Por eso es que creo que cometería un error Martel si se propusiera alcanzar posiciones políticas. Hacerlo sería tan grave como privarse de antemano de ellas.

Insisto en que no todas las revindicaciones de los nuevos movimientos sociales se pueden suscribir alegremente y no creo que quienes participan en estos movimientos pretendan uniformar a la sociedad y hacerla marchar detrás de sus ideas. Su papel -el más útil que podamos imaginar- consiste en movilizar a la sociedad, sacarla de su estancamiento, espolear su conciencia y plantear escenarios de futuro.

Es posible que tras la irrupción de Martel en el espacio público se llegue a hablar de un antes y un después en el devenir sociopolítico de Salta.

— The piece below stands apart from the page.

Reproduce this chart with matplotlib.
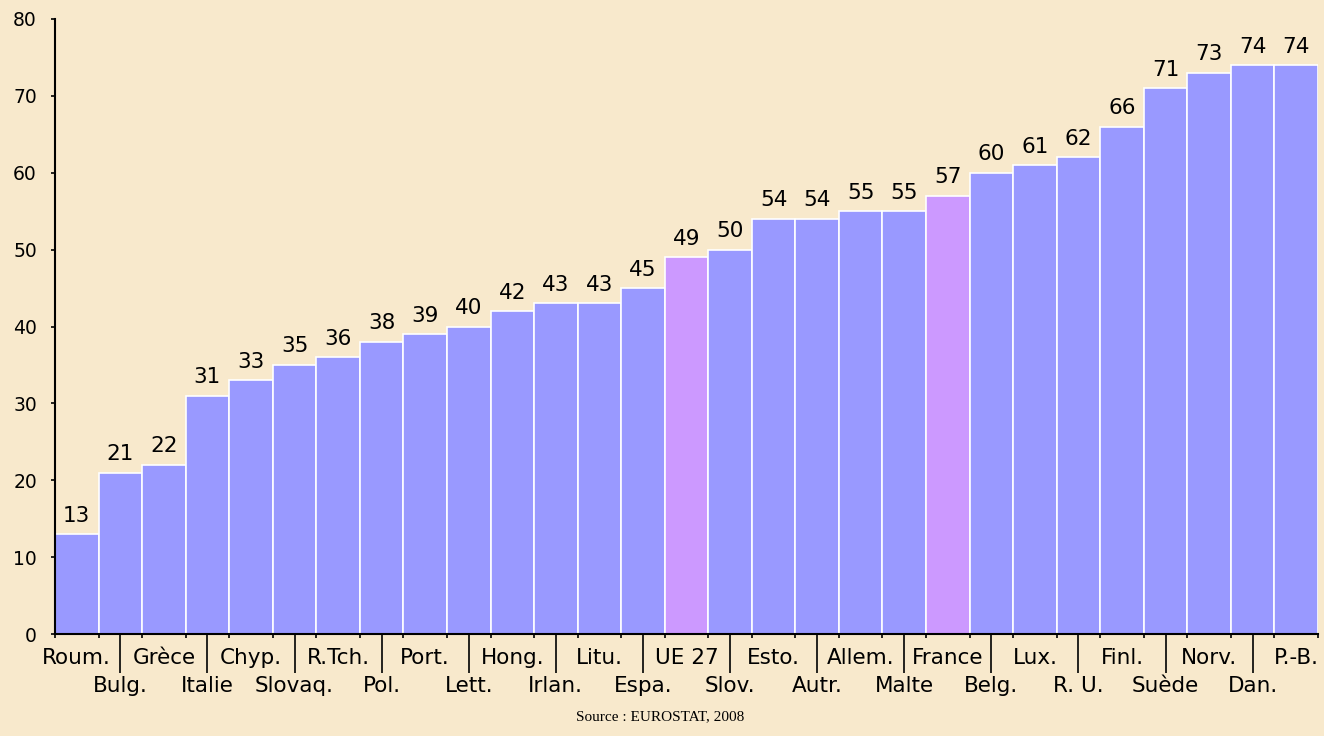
import matplotlib
matplotlib.use("Agg")
import matplotlib.pyplot as plt
import numpy as np

countries = ["Roum.", "Bulg.", "Grèce", "Italie", "Chyp.", "Slovaq.", "R.Tch.", "Pol.",
             "Port.", "Lett.", "Hong.", "Irlan.", "Litu.", "Espa.", "UE 27", "Slov.",
             "Esto.", "Autr.", "Allem.", "Malte", "France", "Belg.", "Lux.", "R. U.",
             "Finl.", "Suède", "Norv.", "Dan.", "P.-B."]
values = [13, 21, 22, 31, 33, 35, 36, 38, 39, 40, 42, 43, 43, 45, 49, 50,
          54, 54, 55, 55, 57, 60, 61, 62, 66, 71, 73, 74, 74]
highlight = ["UE 27", "France"]
yticks = [0, 10, 20, 30, 40, 50, 60, 70, 80]
source = "Source : EUROSTAT, 2008"

BG = "#F8E9CC"
BAR = "#9999FF"
HL = "#CC99FF"

fig = plt.figure(figsize=(13.24, 7.36), dpi=100, facecolor=BG)
ax = fig.add_axes([55/1324, 1-634/736, (1318-55)/1324, (634-19)/736])
ax.set_facecolor(BG)

x = np.arange(len(countries))
colors = [HL if c in highlight else BAR for c in countries]
ax.bar(x, values, width=1.0, color=colors, edgecolor="white", linewidth=1.2)

for xi, v in zip(x, values):
    ax.annotate(str(v), (xi, v), xytext=(0, 9), textcoords="offset points",
                ha="center", va="baseline", fontsize=15.5, family="DejaVu Sans")

ax.set_xlim(-0.5, len(countries) - 0.5)
ax.set_ylim(0, 80)
ax.set_yticks(yticks)
ax.set_yticklabels([str(t) for t in yticks], family="DejaVu Sans", fontsize=13.5)
ax.tick_params(axis="y", length=3, width=1.2, pad=10)

for s in ["top", "right"]:
    ax.spines[s].set_visible(False)
for s in ["left", "bottom"]:
    ax.spines[s].set_linewidth(1.5)

# row 1 labels (even indices), no visible tick
ax.set_xticks(x[0::2])
ax.set_xticklabels(countries[0::2], fontsize=15.5, family="DejaVu Sans")
ax.tick_params(axis="x", which="major", length=0, pad=10)
# small ticks at bar boundaries
ax.set_xticks(np.arange(len(countries) + 1) - 0.5, minor=True)
ax.tick_params(axis="x", which="minor", length=3, width=1.2)

# row 2 labels (odd indices) hanging under long separator ticks
sec = ax.secondary_xaxis("bottom")
sec.set_xticks(x[1::2])
sec.set_xticklabels(countries[1::2], fontsize=15.5, family="DejaVu Sans")
sec.tick_params(axis="x", length=28, width=1.2, direction="out", pad=2)
sec.spines["bottom"].set_visible(False)

fig.text(660/1324, 1-717/736, source, ha="center", va="center",
         family="Liberation Serif", fontsize=11)

fig.savefig("out.png", dpi=100, facecolor=BG)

Pero aún es pronto para saberlo, ya que mucho dependerá de la actitud que el activismo social organizado adopte frente a la política.

Por el momento, nos basta para alimentar la esperanza de una Salta nueva y atenta a las señales del mundo el hecho de que se haya roto la engañosa quietud de nuestro debate público y que surjan voces que nieguen con fundamento la pretendida uniformidad de los salteños y su aceptación acrítica de los valores y las prácticas que solo hasta ayer se consideraban incuestionables.